WHAT TO PRODUCE. Output the data below in full, byte for byte. Nothing may differ.
++++++
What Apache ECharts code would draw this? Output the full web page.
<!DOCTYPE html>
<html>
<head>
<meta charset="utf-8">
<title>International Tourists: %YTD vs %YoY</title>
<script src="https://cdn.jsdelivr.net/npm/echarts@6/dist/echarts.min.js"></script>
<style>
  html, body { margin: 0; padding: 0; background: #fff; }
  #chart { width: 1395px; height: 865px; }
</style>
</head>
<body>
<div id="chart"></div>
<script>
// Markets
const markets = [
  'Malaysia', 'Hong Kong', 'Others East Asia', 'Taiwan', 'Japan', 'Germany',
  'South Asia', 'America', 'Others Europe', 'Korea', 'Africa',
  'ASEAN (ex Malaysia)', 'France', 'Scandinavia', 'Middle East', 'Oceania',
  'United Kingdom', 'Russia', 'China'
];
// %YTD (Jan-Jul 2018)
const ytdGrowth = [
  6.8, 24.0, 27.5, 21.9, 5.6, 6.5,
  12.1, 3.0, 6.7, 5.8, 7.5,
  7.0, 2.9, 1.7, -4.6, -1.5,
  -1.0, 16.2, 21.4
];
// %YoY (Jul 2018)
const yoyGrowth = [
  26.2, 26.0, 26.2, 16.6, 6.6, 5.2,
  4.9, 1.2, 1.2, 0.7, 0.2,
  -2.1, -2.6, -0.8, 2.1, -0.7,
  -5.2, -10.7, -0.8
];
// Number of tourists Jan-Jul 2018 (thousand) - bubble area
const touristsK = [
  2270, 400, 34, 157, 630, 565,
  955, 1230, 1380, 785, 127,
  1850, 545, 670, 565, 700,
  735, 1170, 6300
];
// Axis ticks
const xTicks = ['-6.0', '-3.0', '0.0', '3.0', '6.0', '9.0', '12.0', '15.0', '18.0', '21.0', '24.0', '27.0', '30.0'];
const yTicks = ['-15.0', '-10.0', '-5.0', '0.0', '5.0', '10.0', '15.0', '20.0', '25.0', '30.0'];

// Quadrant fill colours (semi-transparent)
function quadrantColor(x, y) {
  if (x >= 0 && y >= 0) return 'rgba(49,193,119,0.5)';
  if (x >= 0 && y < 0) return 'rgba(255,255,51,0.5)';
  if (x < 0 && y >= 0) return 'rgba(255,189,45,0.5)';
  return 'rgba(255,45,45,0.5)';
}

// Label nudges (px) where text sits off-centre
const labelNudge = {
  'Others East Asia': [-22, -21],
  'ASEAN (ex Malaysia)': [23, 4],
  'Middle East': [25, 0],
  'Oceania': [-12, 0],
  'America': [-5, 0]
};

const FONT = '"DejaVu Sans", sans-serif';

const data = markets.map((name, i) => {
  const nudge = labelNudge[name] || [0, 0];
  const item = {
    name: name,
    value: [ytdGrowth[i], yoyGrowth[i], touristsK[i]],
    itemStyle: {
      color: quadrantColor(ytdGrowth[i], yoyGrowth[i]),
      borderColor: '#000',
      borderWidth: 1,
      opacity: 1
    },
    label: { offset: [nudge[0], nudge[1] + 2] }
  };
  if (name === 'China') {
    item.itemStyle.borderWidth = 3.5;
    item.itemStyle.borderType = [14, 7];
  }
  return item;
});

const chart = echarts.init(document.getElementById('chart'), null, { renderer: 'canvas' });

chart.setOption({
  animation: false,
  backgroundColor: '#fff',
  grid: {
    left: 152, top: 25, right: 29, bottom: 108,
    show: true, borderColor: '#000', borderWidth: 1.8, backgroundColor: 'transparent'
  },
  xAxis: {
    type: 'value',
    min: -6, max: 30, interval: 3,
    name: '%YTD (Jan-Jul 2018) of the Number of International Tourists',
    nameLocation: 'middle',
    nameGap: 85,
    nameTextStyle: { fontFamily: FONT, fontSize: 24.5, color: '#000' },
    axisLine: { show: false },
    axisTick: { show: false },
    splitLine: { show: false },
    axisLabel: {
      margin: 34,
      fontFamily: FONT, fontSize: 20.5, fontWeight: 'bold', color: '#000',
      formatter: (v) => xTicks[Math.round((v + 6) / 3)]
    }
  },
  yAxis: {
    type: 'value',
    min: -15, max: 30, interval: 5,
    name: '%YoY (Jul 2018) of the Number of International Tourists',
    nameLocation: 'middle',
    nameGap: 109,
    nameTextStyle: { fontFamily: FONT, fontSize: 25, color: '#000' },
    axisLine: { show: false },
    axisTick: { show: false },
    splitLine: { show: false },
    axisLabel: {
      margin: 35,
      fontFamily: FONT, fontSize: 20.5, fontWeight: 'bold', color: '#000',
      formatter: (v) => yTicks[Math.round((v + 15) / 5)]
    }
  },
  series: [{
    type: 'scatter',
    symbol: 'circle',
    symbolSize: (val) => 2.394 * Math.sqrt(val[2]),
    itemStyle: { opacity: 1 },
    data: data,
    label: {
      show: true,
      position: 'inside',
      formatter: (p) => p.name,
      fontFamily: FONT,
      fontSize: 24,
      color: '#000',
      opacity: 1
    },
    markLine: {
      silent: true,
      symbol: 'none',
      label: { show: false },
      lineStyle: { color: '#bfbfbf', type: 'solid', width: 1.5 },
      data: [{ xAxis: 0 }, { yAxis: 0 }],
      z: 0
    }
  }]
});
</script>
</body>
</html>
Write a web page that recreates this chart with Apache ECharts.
++++++
RESULT OF THIS EXERCISE.
What Apache ECharts code would draw this? Output the full web page.
<!DOCTYPE html>
<html>
<head>
<meta charset="utf-8">
<title>International Tourists: %YTD vs %YoY</title>
<script src="https://cdn.jsdelivr.net/npm/echarts@6/dist/echarts.min.js"></script>
<style>
  html, body { margin: 0; padding: 0; background: #fff; }
  #chart { width: 1395px; height: 865px; }
</style>
</head>
<body>
<div id="chart"></div>
<script>
// Markets
const markets = [
  'Malaysia', 'Hong Kong', 'Others East Asia', 'Taiwan', 'Japan', 'Germany',
  'South Asia', 'America', 'Others Europe', 'Korea', 'Africa',
  'ASEAN (ex Malaysia)', 'France', 'Scandinavia', 'Middle East', 'Oceania',
  'United Kingdom', 'Russia', 'China'
];
// %YTD (Jan-Jul 2018)
const ytdGrowth = [
  6.8, 24.0, 27.5, 21.9, 5.6, 6.5,
  12.1, 3.0, 6.7, 5.8, 7.5,
  7.0, 2.9, 1.7, -4.6, -1.5,
  -1.0, 16.2, 21.4
];
// %YoY (Jul 2018)
const yoyGrowth = [
  26.2, 26.0, 26.2, 16.6, 6.6, 5.2,
  4.9, 1.2, 1.2, 0.7, 0.2,
  -2.1, -2.6, -0.8, 2.1, -0.7,
  -5.2, -10.7, -0.8
];
// Number of tourists Jan-Jul 2018 (thousand) - bubble area
const touristsK = [
  2270, 400, 34, 157, 630, 565,
  955, 1230, 1380, 785, 127,
  1850, 545, 670, 565, 700,
  735, 1170, 6300
];
// Axis ticks
const xTicks = ['-6.0', '-3.0', '0.0', '3.0', '6.0', '9.0', '12.0', '15.0', '18.0', '21.0', '24.0', '27.0', '30.0'];
const yTicks = ['-15.0', '-10.0', '-5.0', '0.0', '5.0', '10.0', '15.0', '20.0', '25.0', '30.0'];

// Quadrant fill colours (semi-transparent)
function quadrantColor(x, y) {
  if (x >= 0 && y >= 0) return 'rgba(49,193,119,0.5)';
  if (x >= 0 && y < 0) return 'rgba(255,255,51,0.5)';
  if (x < 0 && y >= 0) return 'rgba(255,189,45,0.5)';
  return 'rgba(255,45,45,0.5)';
}

// Label nudges (px) where text sits off-centre
const labelNudge = {
  'Others East Asia': [-22, -21],
  'ASEAN (ex Malaysia)': [23, 4],
  'Middle East': [25, 0],
  'Oceania': [-12, 0],
  'America': [-5, 0]
};

const FONT = '"DejaVu Sans", sans-serif';

const data = markets.map((name, i) => {
  const nudge = labelNudge[name] || [0, 0];
  const item = {
    name: name,
    value: [ytdGrowth[i], yoyGrowth[i], touristsK[i]],
    itemStyle: {
      color: quadrantColor(ytdGrowth[i], yoyGrowth[i]),
      borderColor: '#000',
      borderWidth: 1,
      opacity: 1
    },
    label: { offset: [nudge[0], nudge[1] + 2] }
  };
  if (name === 'China') {
    item.itemStyle.borderWidth = 3.5;
    item.itemStyle.borderType = [14, 7];
  }
  return item;
});

const chart = echarts.init(document.getElementById('chart'), null, { renderer: 'canvas' });

chart.setOption({
  animation: false,
  backgroundColor: '#fff',
  grid: {
    left: 152, top: 25, right: 29, bottom: 108,
    show: true, borderColor: '#000', borderWidth: 1.8, backgroundColor: 'transparent'
  },
  xAxis: {
    type: 'value',
    min: -6, max: 30, interval: 3,
    name: '%YTD (Jan-Jul 2018) of the Number of International Tourists',
    nameLocation: 'middle',
    nameGap: 85,
    nameTextStyle: { fontFamily: FONT, fontSize: 24.5, color: '#000' },
    axisLine: { show: false },
    axisTick: { show: false },
    splitLine: { show: false },
    axisLabel: {
      margin: 34,
      fontFamily: FONT, fontSize: 20.5, fontWeight: 'bold', color: '#000',
      formatter: (v) => xTicks[Math.round((v + 6) / 3)]
    }
  },
  yAxis: {
    type: 'value',
    min: -15, max: 30, interval: 5,
    name: '%YoY (Jul 2018) of the Number of International Tourists',
    nameLocation: 'middle',
    nameGap: 109,
    nameTextStyle: { fontFamily: FONT, fontSize: 25, color: '#000' },
    axisLine: { show: false },
    axisTick: { show: false },
    splitLine: { show: false },
    axisLabel: {
      margin: 35,
      fontFamily: FONT, fontSize: 20.5, fontWeight: 'bold', color: '#000',
      formatter: (v) => yTicks[Math.round((v + 15) / 5)]
    }
  },
  series: [{
    type: 'scatter',
    symbol: 'circle',
    symbolSize: (val) => 2.394 * Math.sqrt(val[2]),
    itemStyle: { opacity: 1 },
    data: data,
    label: {
      show: true,
      position: 'inside',
      formatter: (p) => p.name,
      fontFamily: FONT,
      fontSize: 24,
      color: '#000',
      opacity: 1
    },
    markLine: {
      silent: true,
      symbol: 'none',
      label: { show: false },
      lineStyle: { color: '#bfbfbf', type: 'solid', width: 1.5 },
      data: [{ xAxis: 0 }, { yAxis: 0 }],
      z: 0
    }
  }]
});
</script>
</body>
</html>
Write a web page that recreates this chart with Apache ECharts.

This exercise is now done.